• **SUPPLIED DATA**:
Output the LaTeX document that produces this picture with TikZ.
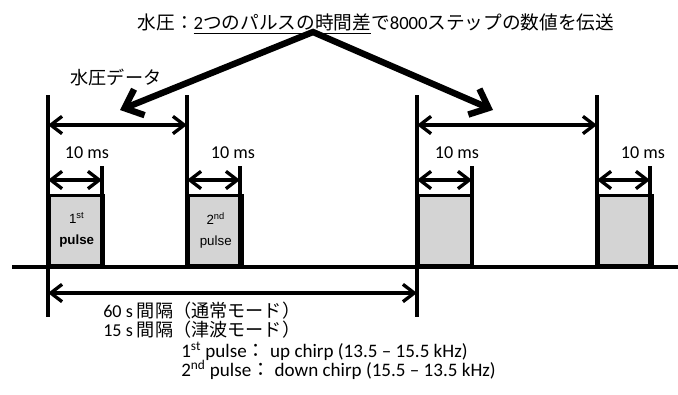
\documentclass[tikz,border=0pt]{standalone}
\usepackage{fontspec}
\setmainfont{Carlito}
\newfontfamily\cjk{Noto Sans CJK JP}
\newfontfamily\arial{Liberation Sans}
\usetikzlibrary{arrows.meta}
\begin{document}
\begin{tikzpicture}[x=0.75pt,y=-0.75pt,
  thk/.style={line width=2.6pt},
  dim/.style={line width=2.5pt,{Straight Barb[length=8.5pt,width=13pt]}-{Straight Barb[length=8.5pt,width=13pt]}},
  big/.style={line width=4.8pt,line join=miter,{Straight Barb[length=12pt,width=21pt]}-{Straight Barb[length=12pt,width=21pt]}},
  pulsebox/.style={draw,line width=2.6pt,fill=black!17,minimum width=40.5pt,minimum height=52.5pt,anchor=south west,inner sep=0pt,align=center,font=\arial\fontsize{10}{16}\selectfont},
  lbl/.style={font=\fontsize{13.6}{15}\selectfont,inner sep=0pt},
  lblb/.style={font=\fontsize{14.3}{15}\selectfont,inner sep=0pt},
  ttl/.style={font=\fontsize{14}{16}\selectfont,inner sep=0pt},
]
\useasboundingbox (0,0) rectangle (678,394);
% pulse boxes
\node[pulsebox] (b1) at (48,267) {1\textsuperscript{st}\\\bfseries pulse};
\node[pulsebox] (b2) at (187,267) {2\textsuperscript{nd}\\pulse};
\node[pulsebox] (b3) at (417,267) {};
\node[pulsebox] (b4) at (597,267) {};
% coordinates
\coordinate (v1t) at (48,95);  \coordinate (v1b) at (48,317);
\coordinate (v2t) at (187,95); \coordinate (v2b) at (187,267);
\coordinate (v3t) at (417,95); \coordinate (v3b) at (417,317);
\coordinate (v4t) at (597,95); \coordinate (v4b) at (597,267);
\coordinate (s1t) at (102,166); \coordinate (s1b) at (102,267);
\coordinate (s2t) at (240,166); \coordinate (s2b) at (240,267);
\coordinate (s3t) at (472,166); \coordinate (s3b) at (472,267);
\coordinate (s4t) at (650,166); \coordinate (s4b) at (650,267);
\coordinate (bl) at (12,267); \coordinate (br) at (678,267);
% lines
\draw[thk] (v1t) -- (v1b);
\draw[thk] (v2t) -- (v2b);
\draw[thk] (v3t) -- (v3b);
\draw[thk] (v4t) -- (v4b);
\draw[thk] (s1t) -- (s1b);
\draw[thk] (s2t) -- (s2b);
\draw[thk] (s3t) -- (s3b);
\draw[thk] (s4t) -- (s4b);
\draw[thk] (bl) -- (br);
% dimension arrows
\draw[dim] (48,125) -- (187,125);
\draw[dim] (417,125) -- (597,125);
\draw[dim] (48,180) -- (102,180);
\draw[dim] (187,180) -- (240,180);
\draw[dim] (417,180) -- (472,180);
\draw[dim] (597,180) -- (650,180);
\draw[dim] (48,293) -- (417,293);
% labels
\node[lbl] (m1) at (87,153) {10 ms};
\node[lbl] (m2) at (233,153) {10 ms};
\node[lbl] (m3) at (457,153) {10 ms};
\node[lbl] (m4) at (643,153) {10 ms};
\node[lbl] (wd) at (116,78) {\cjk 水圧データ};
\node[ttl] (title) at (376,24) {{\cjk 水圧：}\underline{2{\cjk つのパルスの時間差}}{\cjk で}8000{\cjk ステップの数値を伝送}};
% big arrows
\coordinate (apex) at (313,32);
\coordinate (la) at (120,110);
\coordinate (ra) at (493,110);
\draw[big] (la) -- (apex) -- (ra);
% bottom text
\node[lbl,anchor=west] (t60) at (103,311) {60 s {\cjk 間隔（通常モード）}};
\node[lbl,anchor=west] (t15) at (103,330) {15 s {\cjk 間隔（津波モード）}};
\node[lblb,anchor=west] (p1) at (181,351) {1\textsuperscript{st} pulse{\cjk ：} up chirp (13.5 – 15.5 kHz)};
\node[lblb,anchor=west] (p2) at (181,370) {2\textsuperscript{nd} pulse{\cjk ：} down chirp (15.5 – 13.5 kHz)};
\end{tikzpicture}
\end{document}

• **BRIEF**:
Exclude every picture and copy the remaining data exactly.

• **RESPONSE**:
Output the LaTeX document that produces this picture with TikZ.
\documentclass[tikz,border=0pt]{standalone}
\usepackage{fontspec}
\setmainfont{Carlito}
\newfontfamily\cjk{Noto Sans CJK JP}
\newfontfamily\arial{Liberation Sans}
\usetikzlibrary{arrows.meta}
\begin{document}
\begin{tikzpicture}[x=0.75pt,y=-0.75pt,
  thk/.style={line width=2.6pt},
  dim/.style={line width=2.5pt,{Straight Barb[length=8.5pt,width=13pt]}-{Straight Barb[length=8.5pt,width=13pt]}},
  big/.style={line width=4.8pt,line join=miter,{Straight Barb[length=12pt,width=21pt]}-{Straight Barb[length=12pt,width=21pt]}},
  pulsebox/.style={draw,line width=2.6pt,fill=black!17,minimum width=40.5pt,minimum height=52.5pt,anchor=south west,inner sep=0pt,align=center,font=\arial\fontsize{10}{16}\selectfont},
  lbl/.style={font=\fontsize{13.6}{15}\selectfont,inner sep=0pt},
  lblb/.style={font=\fontsize{14.3}{15}\selectfont,inner sep=0pt},
  ttl/.style={font=\fontsize{14}{16}\selectfont,inner sep=0pt},
]
\useasboundingbox (0,0) rectangle (678,394);
% pulse boxes
\node[pulsebox] (b1) at (48,267) {1\textsuperscript{st}\\\bfseries pulse};
\node[pulsebox] (b2) at (187,267) {2\textsuperscript{nd}\\pulse};
\node[pulsebox] (b3) at (417,267) {};
\node[pulsebox] (b4) at (597,267) {};
% coordinates
\coordinate (v1t) at (48,95);  \coordinate (v1b) at (48,317);
\coordinate (v2t) at (187,95); \coordinate (v2b) at (187,267);
\coordinate (v3t) at (417,95); \coordinate (v3b) at (417,317);
\coordinate (v4t) at (597,95); \coordinate (v4b) at (597,267);
\coordinate (s1t) at (102,166); \coordinate (s1b) at (102,267);
\coordinate (s2t) at (240,166); \coordinate (s2b) at (240,267);
\coordinate (s3t) at (472,166); \coordinate (s3b) at (472,267);
\coordinate (s4t) at (650,166); \coordinate (s4b) at (650,267);
\coordinate (bl) at (12,267); \coordinate (br) at (678,267);
% lines
\draw[thk] (v1t) -- (v1b);
\draw[thk] (v2t) -- (v2b);
\draw[thk] (v3t) -- (v3b);
\draw[thk] (v4t) -- (v4b);
\draw[thk] (s1t) -- (s1b);
\draw[thk] (s2t) -- (s2b);
\draw[thk] (s3t) -- (s3b);
\draw[thk] (s4t) -- (s4b);
\draw[thk] (bl) -- (br);
% dimension arrows
\draw[dim] (48,125) -- (187,125);
\draw[dim] (417,125) -- (597,125);
\draw[dim] (48,180) -- (102,180);
\draw[dim] (187,180) -- (240,180);
\draw[dim] (417,180) -- (472,180);
\draw[dim] (597,180) -- (650,180);
\draw[dim] (48,293) -- (417,293);
% labels
\node[lbl] (m1) at (87,153) {10 ms};
\node[lbl] (m2) at (233,153) {10 ms};
\node[lbl] (m3) at (457,153) {10 ms};
\node[lbl] (m4) at (643,153) {10 ms};
\node[lbl] (wd) at (116,78) {\cjk 水圧データ};
\node[ttl] (title) at (376,24) {{\cjk 水圧：}\underline{2{\cjk つのパルスの時間差}}{\cjk で}8000{\cjk ステップの数値を伝送}};
% big arrows
\coordinate (apex) at (313,32);
\coordinate (la) at (120,110);
\coordinate (ra) at (493,110);
\draw[big] (la) -- (apex) -- (ra);
% bottom text
\node[lbl,anchor=west] (t60) at (103,311) {60 s {\cjk 間隔（通常モード）}};
\node[lbl,anchor=west] (t15) at (103,330) {15 s {\cjk 間隔（津波モード）}};
\node[lblb,anchor=west] (p1) at (181,351) {1\textsuperscript{st} pulse{\cjk ：} up chirp (13.5 – 15.5 kHz)};
\node[lblb,anchor=west] (p2) at (181,370) {2\textsuperscript{nd} pulse{\cjk ：} down chirp (15.5 – 13.5 kHz)};
\end{tikzpicture}
\end{document}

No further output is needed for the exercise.